GLP: Within a few years, we had developed new strengths and curiosity about where to take it all. Jeff and I were writing more independently of each other. I was now married. Jeff and I, while friends, were no longer room-mates. At 26, I couldn't stave off the singer and writer in me any longer. Roofing, quite literally left me feeling like I was walking out on a ledge, one I had already spent 7 years on. With considerable anguish, I made the leap to go on my own. I look back upon this period and our creative output, from 1983 to 1990, and I can't deny how it shaped my life.


PSF: When and how did Grant Lee Buffalo form?

GLP: I had begun to write some of the songs that turned up on Fuzzy, prior to Mercury Blues. There was a lot of writing that took place between '89 and '92 when Grant Lee Buffalo recorded Fuzzy. Initially, I envisioned a sort of alter ego in Grant Lee Buffalo, a way to focus my writing towards a central theme. It's a phase I still go through that involves writing, sifting, collating and sacrificing some songs so that other songs might survive. Around '91, I went in to record a large group of potential songs. There was no deal, no label. The song "Fuzzy" was one of those songs. It was really through these sessions that everything came together. The song selection was refined. It placed the three of us on a new path. For Joey and Paul and I, sharing roots in Shiva Burlesque, gave us greater confidence in the studio. By the time we recorded our first album, we had some experience in the studio, which helped a great deal.


PSF: Who are some of your favorite music artists?

GLP: I have too many favorite artists to dignify the word, "Favorite." A few of them, like Neil Young, are forever on my personal playlist but there's always room for something new.


PSF: What kind of future plans and projects do you have?

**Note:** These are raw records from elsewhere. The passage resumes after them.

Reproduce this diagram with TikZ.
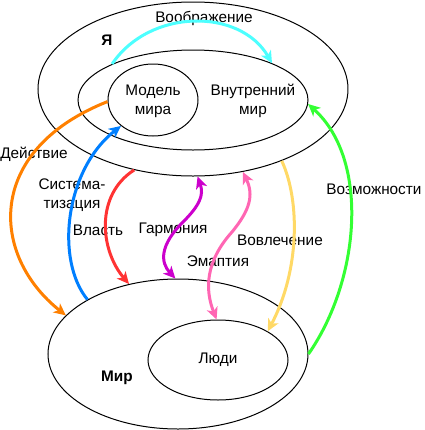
\documentclass[tikz,border=0pt]{standalone}
\usepackage{fontspec}
\setmainfont{Liberation Sans}
\usetikzlibrary{shapes.geometric,arrows.meta}
\definecolor{cCyan}{HTML}{4DFFFF}
\definecolor{cOrange}{HTML}{FF8000}
\definecolor{cBlue}{HTML}{007FFF}
\definecolor{cRed}{HTML}{FF3333}
\definecolor{cPurple}{HTML}{CC00CC}
\definecolor{cPink}{HTML}{FF66B3}
\definecolor{cYellow}{HTML}{FFD966}
\definecolor{cGreen}{HTML}{33FF33}
\begin{document}
\begin{tikzpicture}[x=0.75pt,y=-0.75pt,
  oval/.style={draw=black,line width=0.75pt,ellipse,inner sep=0pt},
  lbl/.style={inner sep=0pt,font=\fontsize{11.5}{14}\selectfont,align=center},
  blbl/.style={lbl,font=\fontsize{11.5}{14}\selectfont\bfseries},
  flow/.style={line width=2.25pt,-{Stealth[length=9pt,width=8.5pt,inset=2.5pt]}},
  both/.style={line width=2.25pt,{Stealth[length=9pt,width=8.5pt,inset=2.5pt]}-{Stealth[length=9pt,width=8.5pt,inset=2.5pt]}}]
\useasboundingbox (0,0) rectangle (425,430);
% ellipses
\node[oval,minimum width=232.5pt,minimum height=130.5pt] (ya) at (193,89) {};
\node[oval,minimum width=172.5pt,minimum height=75pt] (inner) at (193,100) {};
\node[oval,minimum width=67.5pt,minimum height=54pt] (model) at (153,100) {};
\node[oval,minimum width=195pt,minimum height=112.5pt] (world) at (178,354) {};
\node[oval,minimum width=105pt,minimum height=60pt] (people) at (218,360) {};
% texts
\node[blbl] (tya) at (107,40) {Я};
\node[lbl] (tmodel) at (153,101) {Модель\\мира};
\node[lbl] (tinner) at (253,101) {Внутренний\\мир};
\node[blbl] (tworld) at (117,378) {Мир};
\node[lbl] (tpeople) at (218,360) {Люди};
\node[lbl] (limag) at (204,18) {Воображение};
\node[lbl] (lact) at (34,154) {Действие};
\node[lbl] (lsys) at (72,195) {Система-\\тизация};
\node[lbl] (lpow) at (98,230) {Власть};
\node[lbl] (lharm) at (173,230) {Гармония};
\node[lbl] (lemp) at (218,261) {Эмаптия};
\node[lbl] (linv) at (280,240) {Вовлечение};
\node[lbl] (lposs) at (374,189) {Возможности};
% connectors
\draw[flow,cCyan] (inner.156) .. controls (150,8) and (240,8) .. (inner.25);
\draw[flow,cOrange] (model.182) .. controls (-15,150) and (-10,255) .. (world.161);
\draw[flow,cBlue] (world.149) .. controls (55,260) and (65,170) .. (model.219);
\draw[flow,cRed] (ya.234) .. controls (95,195) and (100,250) .. (world.125);
\draw[both,cPurple] (ya.273) .. controls (204,195) and (200,205) .. (183,222) .. controls (160,245) and (160,262) .. (world.92);
\draw[both,cPink] (ya.301) .. controls (254,195) and (250,210) .. (232,232) .. controls (205,262) and (205,290) .. (people.92);
\draw[flow,cYellow] (ya.321) .. controls (300,200) and (300,270) .. (people.30);
\draw[flow,cGreen] (world.east) .. controls (360,280) and (370,160) .. (inner.358);
\end{tikzpicture}
\end{document}
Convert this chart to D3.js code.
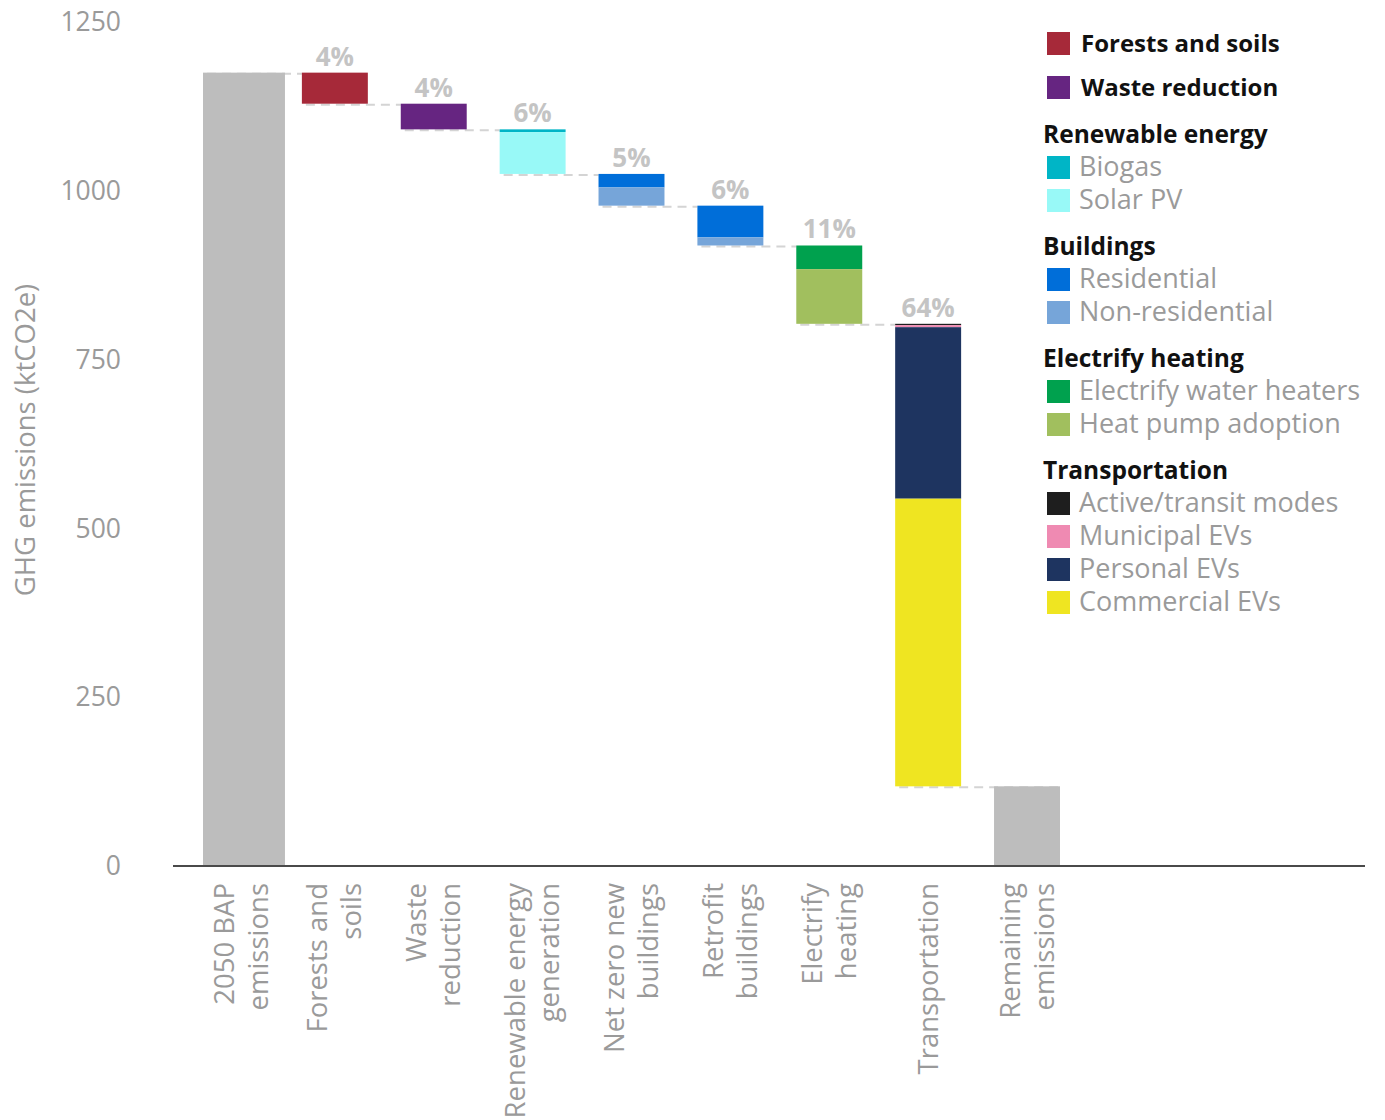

GLP: This has been a year of reissues. Shiva Burlesque, Torn Boys, Grant Lee Buffalo and some of my solo albums have gotten a fresh coat of paint in recent months. My first solo album, Ladies Love Oracle, will be reissued on vinyl by Yep Roc in early 2024. Meanwhile, I'm on the road a lot and closing in on a new body of work, with plans to go back in the studio in 2024. Full steam ahead!